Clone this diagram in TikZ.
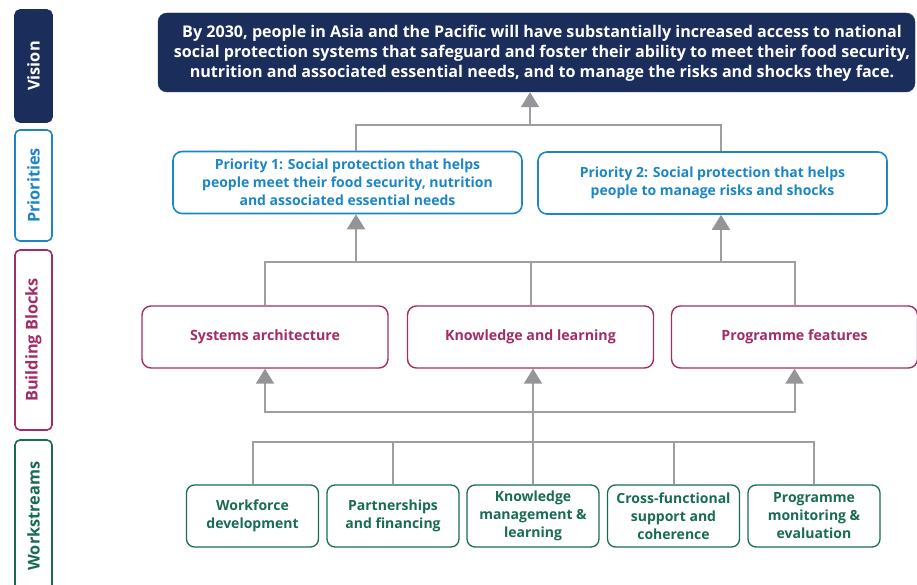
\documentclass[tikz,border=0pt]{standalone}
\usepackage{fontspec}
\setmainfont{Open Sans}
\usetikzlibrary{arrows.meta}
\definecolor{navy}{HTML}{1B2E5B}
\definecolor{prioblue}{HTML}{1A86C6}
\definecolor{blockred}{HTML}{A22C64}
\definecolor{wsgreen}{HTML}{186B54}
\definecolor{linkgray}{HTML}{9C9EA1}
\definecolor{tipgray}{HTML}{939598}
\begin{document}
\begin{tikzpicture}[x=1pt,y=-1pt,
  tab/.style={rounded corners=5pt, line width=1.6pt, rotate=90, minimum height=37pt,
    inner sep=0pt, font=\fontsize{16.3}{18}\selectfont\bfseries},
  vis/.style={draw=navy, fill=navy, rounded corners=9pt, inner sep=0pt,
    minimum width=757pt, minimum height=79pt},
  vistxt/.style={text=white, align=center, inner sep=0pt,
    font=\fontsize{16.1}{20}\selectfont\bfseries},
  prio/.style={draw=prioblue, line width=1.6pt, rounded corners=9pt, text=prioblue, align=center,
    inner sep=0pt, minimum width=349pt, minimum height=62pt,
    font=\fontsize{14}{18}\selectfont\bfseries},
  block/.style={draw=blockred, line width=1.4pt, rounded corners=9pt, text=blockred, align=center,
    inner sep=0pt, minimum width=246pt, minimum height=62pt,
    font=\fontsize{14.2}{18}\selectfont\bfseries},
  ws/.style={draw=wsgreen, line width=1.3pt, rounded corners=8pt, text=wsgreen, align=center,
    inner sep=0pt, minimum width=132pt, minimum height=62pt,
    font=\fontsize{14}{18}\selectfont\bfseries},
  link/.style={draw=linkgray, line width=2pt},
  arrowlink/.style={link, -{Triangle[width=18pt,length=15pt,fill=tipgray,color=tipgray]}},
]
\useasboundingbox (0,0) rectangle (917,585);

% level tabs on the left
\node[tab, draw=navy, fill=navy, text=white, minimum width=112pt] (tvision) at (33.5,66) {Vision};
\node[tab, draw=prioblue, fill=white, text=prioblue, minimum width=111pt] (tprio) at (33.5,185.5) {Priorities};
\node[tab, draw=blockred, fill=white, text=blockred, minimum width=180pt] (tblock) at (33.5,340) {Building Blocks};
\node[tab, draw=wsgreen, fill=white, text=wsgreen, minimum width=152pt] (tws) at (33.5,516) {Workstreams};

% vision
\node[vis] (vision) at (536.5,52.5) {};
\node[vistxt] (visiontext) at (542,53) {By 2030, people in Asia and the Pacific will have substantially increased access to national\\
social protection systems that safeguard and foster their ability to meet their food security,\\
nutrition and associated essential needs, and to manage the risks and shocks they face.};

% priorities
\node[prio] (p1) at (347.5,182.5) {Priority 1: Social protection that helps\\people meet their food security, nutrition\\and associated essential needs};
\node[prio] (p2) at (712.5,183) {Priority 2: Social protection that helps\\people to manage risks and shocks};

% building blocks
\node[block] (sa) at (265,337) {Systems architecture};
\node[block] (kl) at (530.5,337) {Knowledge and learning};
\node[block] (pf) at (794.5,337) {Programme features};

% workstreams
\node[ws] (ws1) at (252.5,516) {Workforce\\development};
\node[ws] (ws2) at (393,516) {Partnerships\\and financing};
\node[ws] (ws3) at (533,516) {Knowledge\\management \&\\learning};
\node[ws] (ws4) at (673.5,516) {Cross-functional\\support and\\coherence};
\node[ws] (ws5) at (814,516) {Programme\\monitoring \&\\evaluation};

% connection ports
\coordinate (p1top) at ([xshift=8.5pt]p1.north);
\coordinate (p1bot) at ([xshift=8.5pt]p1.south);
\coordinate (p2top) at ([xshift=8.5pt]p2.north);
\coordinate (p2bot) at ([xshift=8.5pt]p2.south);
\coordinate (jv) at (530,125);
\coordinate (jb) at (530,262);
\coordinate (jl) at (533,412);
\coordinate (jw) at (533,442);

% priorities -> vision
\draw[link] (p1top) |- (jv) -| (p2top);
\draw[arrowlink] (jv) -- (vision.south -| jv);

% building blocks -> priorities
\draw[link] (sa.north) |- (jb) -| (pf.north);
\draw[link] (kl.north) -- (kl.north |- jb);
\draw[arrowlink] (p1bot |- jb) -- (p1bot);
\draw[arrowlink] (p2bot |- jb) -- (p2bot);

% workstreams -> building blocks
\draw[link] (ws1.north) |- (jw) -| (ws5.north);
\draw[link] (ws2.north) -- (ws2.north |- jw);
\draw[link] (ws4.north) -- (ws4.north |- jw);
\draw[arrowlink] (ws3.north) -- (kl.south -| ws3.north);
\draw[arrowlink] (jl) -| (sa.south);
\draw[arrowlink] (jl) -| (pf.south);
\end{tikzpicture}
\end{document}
-=-=-
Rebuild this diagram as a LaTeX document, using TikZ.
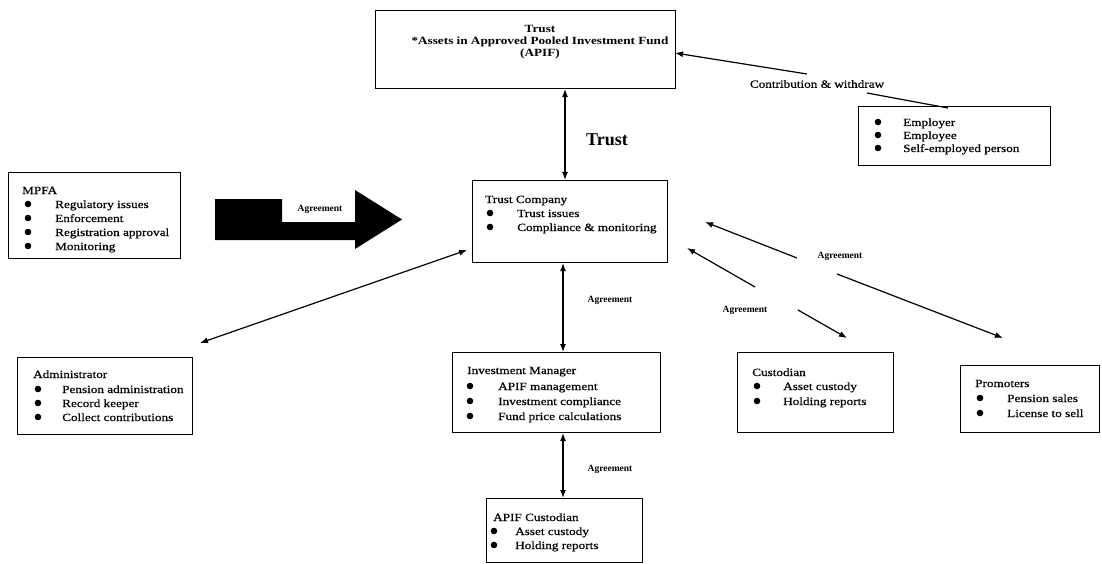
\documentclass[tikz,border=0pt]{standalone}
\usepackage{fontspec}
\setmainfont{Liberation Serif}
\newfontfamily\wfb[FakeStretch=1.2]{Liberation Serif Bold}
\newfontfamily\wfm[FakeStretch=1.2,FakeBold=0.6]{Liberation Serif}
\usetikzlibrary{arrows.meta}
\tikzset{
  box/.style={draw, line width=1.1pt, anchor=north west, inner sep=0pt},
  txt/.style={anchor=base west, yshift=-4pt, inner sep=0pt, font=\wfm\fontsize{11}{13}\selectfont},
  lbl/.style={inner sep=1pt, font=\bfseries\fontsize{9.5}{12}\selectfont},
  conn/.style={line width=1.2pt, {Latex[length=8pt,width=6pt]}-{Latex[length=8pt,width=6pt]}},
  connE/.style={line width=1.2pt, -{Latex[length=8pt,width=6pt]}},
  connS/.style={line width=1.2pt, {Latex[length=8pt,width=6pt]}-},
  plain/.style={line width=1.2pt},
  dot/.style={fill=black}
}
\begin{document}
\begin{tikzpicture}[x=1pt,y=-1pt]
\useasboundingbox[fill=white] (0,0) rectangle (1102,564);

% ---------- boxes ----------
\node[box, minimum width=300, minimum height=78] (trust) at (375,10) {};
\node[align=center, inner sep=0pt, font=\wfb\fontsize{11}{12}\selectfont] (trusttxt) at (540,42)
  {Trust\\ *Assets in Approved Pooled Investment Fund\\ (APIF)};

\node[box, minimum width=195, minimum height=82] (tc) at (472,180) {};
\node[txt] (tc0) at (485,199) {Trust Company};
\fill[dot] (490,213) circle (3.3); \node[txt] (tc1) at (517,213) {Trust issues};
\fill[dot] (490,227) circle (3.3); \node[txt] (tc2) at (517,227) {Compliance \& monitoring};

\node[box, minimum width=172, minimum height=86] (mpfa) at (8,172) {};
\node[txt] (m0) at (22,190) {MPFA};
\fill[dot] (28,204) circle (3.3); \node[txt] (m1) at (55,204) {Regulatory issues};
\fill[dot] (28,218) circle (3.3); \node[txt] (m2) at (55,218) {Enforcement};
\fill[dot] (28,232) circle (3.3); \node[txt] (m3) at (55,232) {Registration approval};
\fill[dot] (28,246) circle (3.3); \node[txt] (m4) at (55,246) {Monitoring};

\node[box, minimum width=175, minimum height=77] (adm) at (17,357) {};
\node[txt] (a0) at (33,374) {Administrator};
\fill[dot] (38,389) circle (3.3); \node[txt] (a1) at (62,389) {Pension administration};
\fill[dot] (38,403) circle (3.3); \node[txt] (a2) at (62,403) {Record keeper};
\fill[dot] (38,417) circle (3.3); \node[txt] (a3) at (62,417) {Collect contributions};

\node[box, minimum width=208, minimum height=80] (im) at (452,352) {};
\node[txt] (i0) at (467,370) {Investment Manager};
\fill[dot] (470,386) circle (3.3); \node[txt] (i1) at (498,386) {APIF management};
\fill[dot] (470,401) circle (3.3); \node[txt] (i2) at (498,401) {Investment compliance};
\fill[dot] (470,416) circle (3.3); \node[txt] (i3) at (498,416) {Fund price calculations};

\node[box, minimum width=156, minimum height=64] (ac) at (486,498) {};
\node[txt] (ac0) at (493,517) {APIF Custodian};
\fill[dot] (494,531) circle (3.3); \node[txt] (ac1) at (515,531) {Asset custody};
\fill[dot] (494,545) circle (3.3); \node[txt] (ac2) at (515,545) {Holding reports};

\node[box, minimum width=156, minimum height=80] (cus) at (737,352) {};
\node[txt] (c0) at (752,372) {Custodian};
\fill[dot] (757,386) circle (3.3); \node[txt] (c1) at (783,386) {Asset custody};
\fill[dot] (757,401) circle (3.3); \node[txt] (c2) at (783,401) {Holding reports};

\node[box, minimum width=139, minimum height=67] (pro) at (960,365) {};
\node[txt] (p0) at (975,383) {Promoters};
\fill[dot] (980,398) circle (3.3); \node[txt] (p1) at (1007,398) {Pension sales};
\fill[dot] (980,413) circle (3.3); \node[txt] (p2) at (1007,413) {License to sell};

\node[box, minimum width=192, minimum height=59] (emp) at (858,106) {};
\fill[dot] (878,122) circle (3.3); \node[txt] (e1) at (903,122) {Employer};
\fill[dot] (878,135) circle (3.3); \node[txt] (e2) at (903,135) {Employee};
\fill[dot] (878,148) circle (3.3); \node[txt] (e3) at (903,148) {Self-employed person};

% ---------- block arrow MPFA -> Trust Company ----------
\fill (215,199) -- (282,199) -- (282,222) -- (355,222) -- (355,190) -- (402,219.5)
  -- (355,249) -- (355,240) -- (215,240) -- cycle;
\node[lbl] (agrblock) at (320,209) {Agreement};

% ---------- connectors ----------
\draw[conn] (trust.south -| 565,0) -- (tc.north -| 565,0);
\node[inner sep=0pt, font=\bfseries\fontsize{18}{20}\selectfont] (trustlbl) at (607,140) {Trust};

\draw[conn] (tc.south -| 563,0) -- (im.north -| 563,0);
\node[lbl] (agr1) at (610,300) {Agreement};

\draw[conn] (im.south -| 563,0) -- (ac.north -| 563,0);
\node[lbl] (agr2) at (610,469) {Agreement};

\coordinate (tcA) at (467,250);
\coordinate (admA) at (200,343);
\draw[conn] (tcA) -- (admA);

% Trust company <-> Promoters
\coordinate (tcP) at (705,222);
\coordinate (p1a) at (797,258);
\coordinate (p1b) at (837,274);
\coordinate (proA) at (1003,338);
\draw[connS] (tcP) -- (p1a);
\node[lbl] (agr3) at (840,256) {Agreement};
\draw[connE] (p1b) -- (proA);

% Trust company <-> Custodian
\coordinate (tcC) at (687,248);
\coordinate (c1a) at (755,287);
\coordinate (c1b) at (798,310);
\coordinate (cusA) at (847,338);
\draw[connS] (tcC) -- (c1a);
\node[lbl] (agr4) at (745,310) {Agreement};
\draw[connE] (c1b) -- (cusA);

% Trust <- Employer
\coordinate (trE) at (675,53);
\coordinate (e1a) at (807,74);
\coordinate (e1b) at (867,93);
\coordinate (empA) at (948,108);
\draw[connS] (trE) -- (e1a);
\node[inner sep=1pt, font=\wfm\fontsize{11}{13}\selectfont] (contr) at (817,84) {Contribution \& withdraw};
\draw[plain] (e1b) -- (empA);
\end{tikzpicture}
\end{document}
-=-=-
* Written instruction
Transcribe only the lines above that start at the line containing "Clone this diagram in TikZ." and end at the line containing "(0,0) rectangle (917,585);". Omit pictures.

* Response
Clone this diagram in TikZ.
\documentclass[tikz,border=0pt]{standalone}
\usepackage{fontspec}
\setmainfont{Open Sans}
\usetikzlibrary{arrows.meta}
\definecolor{navy}{HTML}{1B2E5B}
\definecolor{prioblue}{HTML}{1A86C6}
\definecolor{blockred}{HTML}{A22C64}
\definecolor{wsgreen}{HTML}{186B54}
\definecolor{linkgray}{HTML}{9C9EA1}
\definecolor{tipgray}{HTML}{939598}
\begin{document}
\begin{tikzpicture}[x=1pt,y=-1pt,
  tab/.style={rounded corners=5pt, line width=1.6pt, rotate=90, minimum height=37pt,
    inner sep=0pt, font=\fontsize{16.3}{18}\selectfont\bfseries},
  vis/.style={draw=navy, fill=navy, rounded corners=9pt, inner sep=0pt,
    minimum width=757pt, minimum height=79pt},
  vistxt/.style={text=white, align=center, inner sep=0pt,
    font=\fontsize{16.1}{20}\selectfont\bfseries},
  prio/.style={draw=prioblue, line width=1.6pt, rounded corners=9pt, text=prioblue, align=center,
    inner sep=0pt, minimum width=349pt, minimum height=62pt,
    font=\fontsize{14}{18}\selectfont\bfseries},
  block/.style={draw=blockred, line width=1.4pt, rounded corners=9pt, text=blockred, align=center,
    inner sep=0pt, minimum width=246pt, minimum height=62pt,
    font=\fontsize{14.2}{18}\selectfont\bfseries},
  ws/.style={draw=wsgreen, line width=1.3pt, rounded corners=8pt, text=wsgreen, align=center,
    inner sep=0pt, minimum width=132pt, minimum height=62pt,
    font=\fontsize{14}{18}\selectfont\bfseries},
  link/.style={draw=linkgray, line width=2pt},
  arrowlink/.style={link, -{Triangle[width=18pt,length=15pt,fill=tipgray,color=tipgray]}},
]
\useasboundingbox (0,0) rectangle (917,585);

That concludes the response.